Así las cosas, anduve varios días de enero por la trastierra de la Riviera
francesa, en uno de los pueblos a los que suelo ir desde hace años. Enero es un
mes cruel, hay frío, viento, nieve y, lo peor, no hay casi nada que recolectar de
los árboles… excepto, las olivas.
Los olivares están cargados de la variedad típica de los Alpes Marítimos franceses, la llamada "caillette" (pero que los de Niza llaman "pichuline", es decir, "pequeñita". Estas olivas son pequeñas, ovaladas, negras y muy sabrosas. Entonces nos dedicamos al “vareo” de las olivas (en francés: “gauler les olives”) que no es otra cosa que con una vara larga, concebida para ello, caerle a palazos a las ramas para que las olivas caigan en una especie de red (previamente instalada al pie de cada olivo) y que facilita la recogida ulterior. Una vez recolectadas, viene el largo trabajo de selección, seguido de la preparación de la salmuera (a base de sal gruesa y hierbas de Provenza), para, posteriormente, colocarlas en bocales o pomos esterilizados cubiertas por esa salmuera y esperar cinco o seis meses para que estén listas para consumir.
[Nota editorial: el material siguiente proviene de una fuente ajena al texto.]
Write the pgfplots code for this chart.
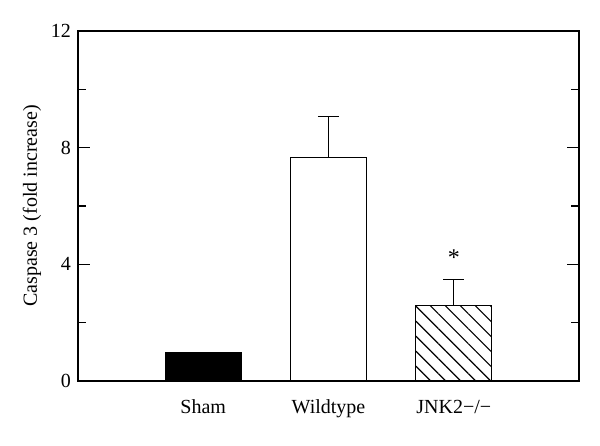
\documentclass[border=0pt]{standalone}
\usepackage{fontspec}
\setmainfont{Liberation Serif}
\usepackage{pgfplots}
\pgfplotsset{compat=1.18}
\usetikzlibrary{patterns.meta}
\begin{document}
\begin{tikzpicture}
\begin{axis}[
  name=ax,
  scale only axis,
  width=250.5pt, height=175pt,
  xmin=-1, xmax=3, ymin=0, ymax=12,
  /pgf/number format/assume math mode=true,
  xtick={0,1,2}, xticklabels={Sham, Wildtype, JNK2−/−},
  x tick style={draw=none},
  ytick={0,4,8,12}, minor ytick={2,6,10},
  ytick pos=both, yticklabel pos=left,
  major tick length=6pt, minor tick length=4pt,
  tick style={line width=0.6pt, black},
  axis line style={line width=0.75pt},
  ylabel={Caspase 3 (fold increase)},
  ylabel style={at={(axis description cs:-0.0918,0.5)}, anchor=center},
  ybar,
  clip=false,
]
\addplot[ybar, bar shift=0pt, bar width=0.608, fill=black, draw=black, line width=0.5pt]
  coordinates {(0,0.97)};
\addplot[ybar, bar shift=0pt, bar width=0.608, fill=white, draw=black, line width=0.6pt,
  error bars/.cd, y dir=plus, y explicit,
  error bar style={line width=0.6pt, black},
  error mark options={rotate=90, mark size=5.3pt, line width=0.6pt, black}]
  coordinates {(1,7.66) +- (0,1.40)};
\addplot[ybar, bar shift=0pt, bar width=0.608, draw=black, line width=0.6pt,
  pattern={Lines[angle=-45, distance=5.3pt, line width=0.6pt]},
  error bars/.cd, y dir=plus, y explicit,
  error bar style={line width=0.6pt, black},
  error mark options={rotate=90, mark size=5.3pt, line width=0.6pt, black}]
  coordinates {(2,2.58) +- (0,0.91)};
\node at (axis cs:2,4.22) {\large *};
\end{axis}
\pgfresetboundingbox
\path ([shift={(-39pt,-32pt)}]ax.south west) rectangle ([shift={(10.5pt,15.5pt)}]ax.north east);
\end{tikzpicture}
\end{document}
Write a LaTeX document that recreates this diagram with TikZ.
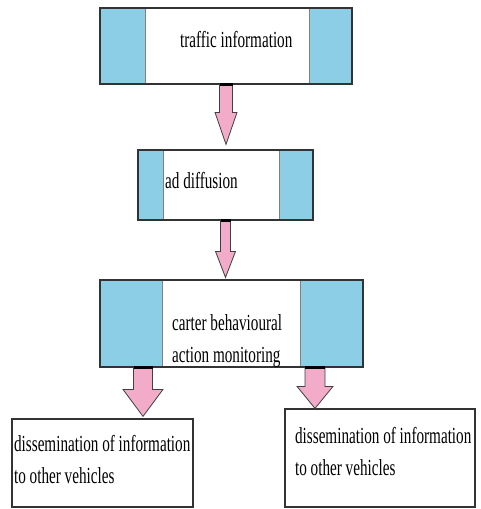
\documentclass[tikz,border=0pt]{standalone}
\usepackage{fontspec}
\setmainfont{Liberation Serif}
\usetikzlibrary{calc}

\definecolor{stripblue}{RGB}{140,206,230}
\definecolor{arrowpink}{RGB}{242,172,202}

\tikzset{
    box/.style={draw=black!80, line width=1.2pt, inner sep=0pt},
    strips/.style 2 args={path picture={
        \fill[stripblue] (path picture bounding box.north west) rectangle ([xshift=#1]path picture bounding box.south west);
        \fill[stripblue] (path picture bounding box.north east) rectangle ([xshift=-#2]path picture bounding box.south east);
        \draw[black!50, line width=1pt] ([xshift=#1]path picture bounding box.north west) -- ([xshift=#1]path picture bounding box.south west);
        \draw[black!50, line width=1pt] ([xshift=-#2]path picture bounding box.north east) -- ([xshift=-#2]path picture bounding box.south east);
    }},
    lbl/.style={font=\fontsize{23}{32}\selectfont, xscale=0.66, inner sep=0pt, anchor=base west, align=left},
    fat/.style={fill=arrowpink, draw=black!75, line width=0.8pt},
}

% block arrow: start, tip, half shaft, half head, head length
\newcommand\fatarrow[5]{%
    \draw[fat] ($(#1)+(-#3,0)$) -- ($(#2)+(-#3,-#5)$) -- ($(#2)+(-#4,-#5)$) -- (#2)
        -- ($(#2)+(#4,-#5)$) -- ($(#2)+(#3,-#5)$) -- ($(#1)+(#3,0)$) -- cycle;
    \draw[line width=2.5pt] ($(#1)+(-#3,0)$) -- ($(#1)+(#3,0)$);
}

\begin{document}
\begin{tikzpicture}[x=1pt, y=-1pt]
    \useasboundingbox (0,0) rectangle (481,509);

    % Boxes
    \node[box, strips={45pt}{43pt}, minimum width=252pt, minimum height=76pt] (info) at (226,46) {};
    \node[box, strips={25pt}{34pt}, minimum width=175pt, minimum height=70pt] (diff) at (225.5,185) {};
    \node[box, strips={62pt}{63pt}, minimum width=263pt, minimum height=87pt] (monitor) at (231.5,323.5) {};
    \node[box, minimum width=181pt, minimum height=88pt] (leftout) at (102.5,463) {};
    \node[box, minimum width=190pt, minimum height=98pt] (rightout) at (380,458) {};

    % Texts (base = last line)
    \node[lbl] (infotext) at (180,47) {traffic information};
    \node[lbl] (difftext) at (165,188) {ad diffusion};
    \node[lbl] (monitortext) at (172,362) {carter behavioural\\action monitoring};
    \node[lbl] (lefttext) at (14,483) {dissemination of information\\to other vehicles};
    \node[lbl] (righttext) at (295,475) {dissemination of information\\to other vehicles};

    % Arrows
    \coordinate (lx) at (143,0);
    \coordinate (rx) at (315,0);
    \fatarrow{info.south}{[yshift=5pt]diff.north -| info.south}{6.5}{11}{32}
    \fatarrow{diff.south}{[yshift=2pt]monitor.north -| diff.south}{5}{10}{26}
    \fatarrow{monitor.south -| lx}{[yshift=2pt]leftout.north -| lx}{9.5}{20}{27}
    \fatarrow{monitor.south -| rx}{rightout.north -| rx}{10}{18}{22}
\end{tikzpicture}
\end{document}
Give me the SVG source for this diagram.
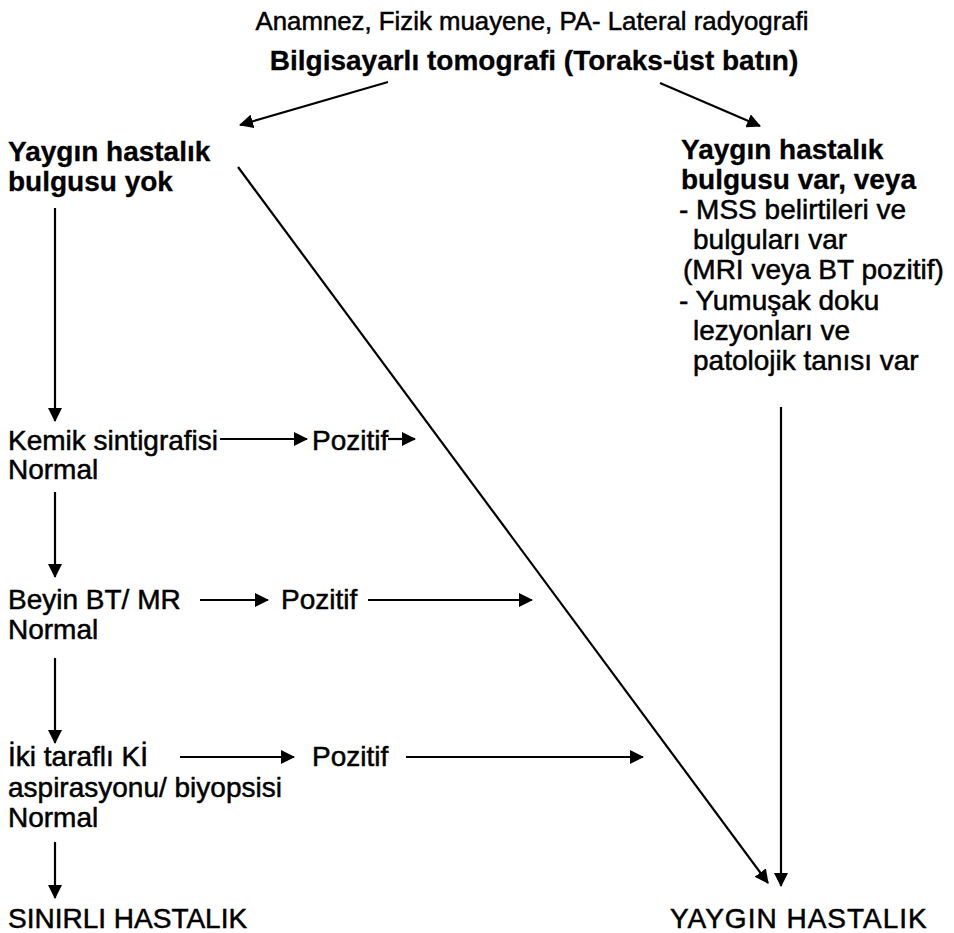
<svg xmlns="http://www.w3.org/2000/svg" width="954" height="933" viewBox="0 0 954 933">
<style>
text{font-family:"Liberation Sans",Arial,sans-serif;font-size:28px;fill:#000;stroke:#000;stroke-width:0.5}
.b{font-weight:bold;stroke-width:0.3}
.t{font-size:25.8px}
.tb{font-size:28px;font-weight:bold;stroke-width:0.3}
.c line{stroke:#000;stroke-width:2.2;fill:none}
</style>
<defs>
<marker id="ah" viewBox="0 0 14 14" refX="13" refY="7" markerWidth="14" markerHeight="14" markerUnits="userSpaceOnUse" orient="auto">
<path d="M0,0 L14,7 L0,14 Z" fill="#000"/>
</marker>
</defs>
<rect width="954" height="933" fill="#fff"/>
<g id="top">
<text class="t" x="532" y="30" text-anchor="middle">Anamnez, Fizik muayene, PA- Lateral radyografi</text>
<text class="tb" x="534" y="70" text-anchor="middle">Bilgisayarlı tomografi (Toraks-üst batın)</text>
</g>
<g id="yok">
<text class="b" x="8" y="161">Yaygın hastalık</text>
<text class="b" x="8" y="191">bulgusu yok</text>
</g>
<g id="var">
<text class="b" x="681" y="159">Yaygın hastalık</text>
<text class="b" x="681" y="189">bulgusu var, veya</text>
<text x="679" y="219">- MSS belirtileri ve</text>
<text x="693" y="249">bulguları var</text>
<text x="683" y="279">(MRI veya BT pozitif)</text>
<text x="679" y="310">- Yumuşak doku</text>
<text x="693" y="340">lezyonları ve</text>
<text x="693" y="370">patolojik tanısı var</text>
</g>
<g id="kemik">
<text x="8" y="450">Kemik sintigrafisi</text>
<text x="8" y="479">Normal</text>
</g>
<g id="poz1"><text x="312" y="450">Pozitif</text></g>
<g id="beyin">
<text x="8" y="609">Beyin BT/ MR</text>
<text x="8" y="639">Normal</text>
</g>
<g id="poz2"><text x="281" y="609">Pozitif</text></g>
<g id="iki">
<text x="8" y="766">İki taraflı Kİ</text>
<text x="8" y="797">aspirasyonu/ biyopsisi</text>
<text x="8" y="827">Normal</text>
</g>
<g id="poz3"><text x="312" y="766">Pozitif</text></g>
<g id="sinirli"><text x="8" y="928">SINIRLI HASTALIK</text></g>
<g id="yaygin"><text x="670" y="928" style="letter-spacing:1px">YAYGIN HASTALIK</text></g>
<g id="connectors" class="c">
<line x1="388" y1="82" x2="240" y2="125" marker-end="url(#ah)"/>
<line x1="660" y1="83" x2="760" y2="126" marker-end="url(#ah)"/>
<line x1="238" y1="167" x2="768" y2="883" marker-end="url(#ah)"/>
<line x1="781" y1="407" x2="781" y2="886" marker-end="url(#ah)"/>
<line x1="55" y1="208" x2="55" y2="421" marker-end="url(#ah)"/>
<line x1="220" y1="439" x2="307" y2="439" marker-end="url(#ah)"/>
<line x1="388" y1="439" x2="415" y2="439" marker-end="url(#ah)"/>
<line x1="55" y1="492" x2="55" y2="577" marker-end="url(#ah)"/>
<line x1="200" y1="600" x2="268" y2="600" marker-end="url(#ah)"/>
<line x1="368" y1="600" x2="532" y2="600" marker-end="url(#ah)"/>
<line x1="55" y1="658" x2="55" y2="743" marker-end="url(#ah)"/>
<line x1="180" y1="757" x2="294" y2="757" marker-end="url(#ah)"/>
<line x1="406" y1="757" x2="643" y2="757" marker-end="url(#ah)"/>
<line x1="55" y1="842" x2="55" y2="898" marker-end="url(#ah)"/>
</g>
</svg>
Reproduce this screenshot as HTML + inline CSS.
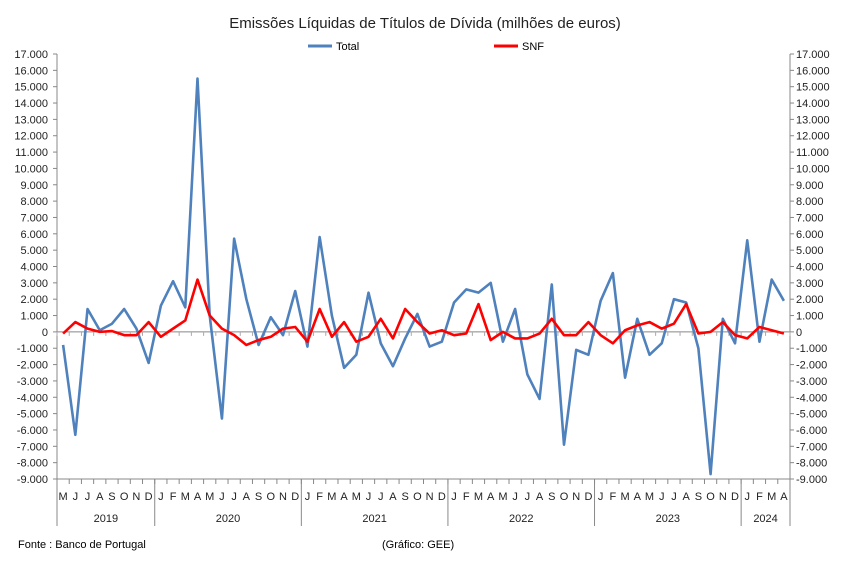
<!DOCTYPE html>
<html><head><meta charset="utf-8"><style>
body{margin:0;background:#fff;font-family:"Liberation Sans",sans-serif}
svg text{font-family:"Liberation Sans",sans-serif}
</style></head><body>
<svg id="chart" width="850" height="559" viewBox="0 0 850 559" xmlns="http://www.w3.org/2000/svg">
<text x="425" y="28" text-anchor="middle" font-size="15" fill="#222">Emissões Líquidas de Títulos de Dívida (milhões de euros)</text>
<g>
<line x1="308" y1="46" x2="332" y2="46" stroke="#4f81bd" stroke-width="3"/>
<text x="336" y="50" font-size="11">Total</text>
<line x1="494" y1="46" x2="518" y2="46" stroke="#ff0000" stroke-width="3"/>
<text x="522" y="50" font-size="11">SNF</text>
</g>
<g id="axes"></g>
<g id="series"></g>
<text x="18" y="548" font-size="11">Fonte : Banco de Portugal</text>
<text x="382" y="548" font-size="11">(Gráfico: GEE)</text>
</svg>
<script>
const months=["M","J","J","A","S","O","N","D","J","F","M","A","M","J","J","A","S","O","N","D","J","F","M","A","M","J","J","A","S","O","N","D","J","F","M","A","M","J","J","A","S","O","N","D","J","F","M","A","M","J","J","A","S","O","N","D","J","F","M","A"];
const years=["2019","2020","2021","2022","2023","2024"];
const yearCounts=[8,12,12,12,12,4];
const totalValues=[-0.8,-6.3,1.4,0.1,0.5,1.4,0.2,-1.9,1.6,3.1,1.5,15.5,1.0,-5.3,5.7,2.0,-0.8,0.9,-0.2,2.5,-0.9,5.8,1.0,-2.2,-1.4,2.4,-0.7,-2.1,-0.4,1.1,-0.9,-0.6,1.8,2.6,2.4,3.0,-0.6,1.4,-2.6,-4.1,2.9,-6.9,-1.1,-1.4,1.9,3.6,-2.8,0.8,-1.4,-0.7,2.0,1.8,-1.0,-8.7,0.8,-0.7,5.6,-0.6,3.2,1.9];
const snfValues=[-0.1,0.6,0.2,0.0,0.05,-0.2,-0.2,0.6,-0.3,0.2,0.7,3.2,1.0,0.2,-0.2,-0.8,-0.5,-0.3,0.2,0.3,-0.6,1.4,-0.3,0.6,-0.6,-0.3,0.8,-0.4,1.4,0.6,-0.1,0.1,-0.2,-0.1,1.7,-0.5,0.0,-0.4,-0.4,-0.1,0.8,-0.2,-0.2,0.6,-0.2,-0.7,0.1,0.4,0.6,0.2,0.5,1.7,-0.1,0.0,0.6,-0.2,-0.4,0.3,0.1,-0.1];
const yTicks=[17,16,15,14,13,12,11,10,9,8,7,6,5,4,3,2,1,0,-1,-2,-3,-4,-5,-6,-7,-8,-9];

const NS="http://www.w3.org/2000/svg";
const L=57,R=790,T=54,B=479,yMin=-9,yMax=17;
const n=months.length, step=(R-L)/n;
const x=i=>L+step*(i+0.5);
const y=v=>T+(yMax-v)/(yMax-yMin)*(B-T);
function mk(tag,attrs,parent){const e=document.createElementNS(NS,tag);for(const k in attrs)e.setAttribute(k,attrs[k]);parent.appendChild(e);return e;}
const ax=document.getElementById('axes');
const fmt=v=>v===0?"0":(v<0?"-":"")+Math.abs(v)+".000";
let a=mk('line',{x1:L,y1:T,x2:L,y2:B,stroke:'#888'},ax);

a=mk('line',{x1:R,y1:T,x2:R,y2:B,stroke:'#888'},ax);

yTicks.forEach(v=>{
  mk('line',{x1:L-4,y1:y(v),x2:L,y2:y(v),stroke:'#888'},ax);
  mk('line',{x1:R,y1:y(v),x2:R+4,y2:y(v),stroke:'#888'},ax);
  let t=mk('text',{x:L-9,y:y(v)+4,'text-anchor':'end','font-size':11,fill:'#222'},ax);t.textContent=fmt(v);
  
  t=mk('text',{x:R+6,y:y(v)+4,'font-size':11,fill:'#222'},ax);t.textContent=fmt(v);
  
});
a=mk('line',{x1:L,y1:y(0),x2:R,y2:y(0),stroke:'#888'},ax);

a=mk('line',{x1:L,y1:B,x2:R,y2:B,stroke:'#888'},ax);

for(let i=0;i<=n;i++){mk('line',{x1:L+step*i,y1:y(0),x2:L+step*i,y2:y(0)+4,stroke:'#aaa'},ax);mk('line',{x1:L+step*i,y1:B,x2:L+step*i,y2:B+5,stroke:'#888'},ax);}
months.forEach((m,i)=>{const t=mk('text',{x:x(i),y:500,'text-anchor':'middle','font-size':11,fill:'#222'},ax);t.textContent=m;
});
let c=0;
years.forEach((yr,k)=>{
  const s=L+step*c,e=L+step*(c+yearCounts[k]);
  mk('line',{x1:s,y1:B,x2:s,y2:526,stroke:'#888'},ax);
  const t=mk('text',{x:(s+e)/2,y:522,'text-anchor':'middle','font-size':11,fill:'#222'},ax);t.textContent=yr;
  
  c+=yearCounts[k];
});
mk('line',{x1:R,y1:B,x2:R,y2:526,stroke:'#888'},ax);
const sg=document.getElementById('series');
function line(vals,color,name){
  const p=mk('polyline',{points:vals.map((v,i)=>x(i)+','+y(v)).join(' '),fill:'none',stroke:color,'stroke-width':2.6,'stroke-linejoin':'round'},sg);
  
  
}
line(totalValues,'#4f81bd','total-line');
line(snfValues,'#ff0000','snf-line');
</script>
</body></html>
La oliva requiere de paciencia. No se puede comer directamente del árbol,
ni siquiera dejar, como sucede con casi todos los frutos, que se madure. Hay que ponerla
en salmuera y esperar seis meses. De ahí, la pícara frase en español de “te puso
o te puse en salmuera” para referirse a alguien a quien uno pone a prueba (o nos pone) observándole(nos) durante determinado tiempo.
Una vez terminada la recolección de las olivas, la otra gran distracción de
esta vida bucólica era bajar a la finca, a orillas del río, a comprar huevos acabados
de sacar del gallinero. La gente que tiene esta finca también cultiva vegetales
y hortalizas y los clientes (pocos, dado la escasa cantidad de habitantes de la zona en esta
época invernal) sacan de la tierra lechugas, coles, alcachofas, remolachas, berros, acelgas, o lo que
sea, y pagan un precio global por cada cesto lleno que se llevan. Una manera realmente
alternativa de consumir, mucho mejor que la de los supermercados
comerciales tontos que pretenden vendernos alimentos “orgánicos” de los que no
sabemos si lo son realmente.
Aquí les dejo fotos de ambos eventos. De más está decir que esos huevos de gallinero cocidos en
tortillas de cepas u hongos recolectados por nosotros mismos en los bosques
aledaños, con perejil y cebollino del jardín, son como el elíxir de los dioses. Ni
se parecen a los huevos cotidianos que se compran en tiendas o
mercados. De hecho, observen que no hay uno igual que el otro, debido a que cada gallina se alimenta libremente de lo que encuentra y no hay uniformidad.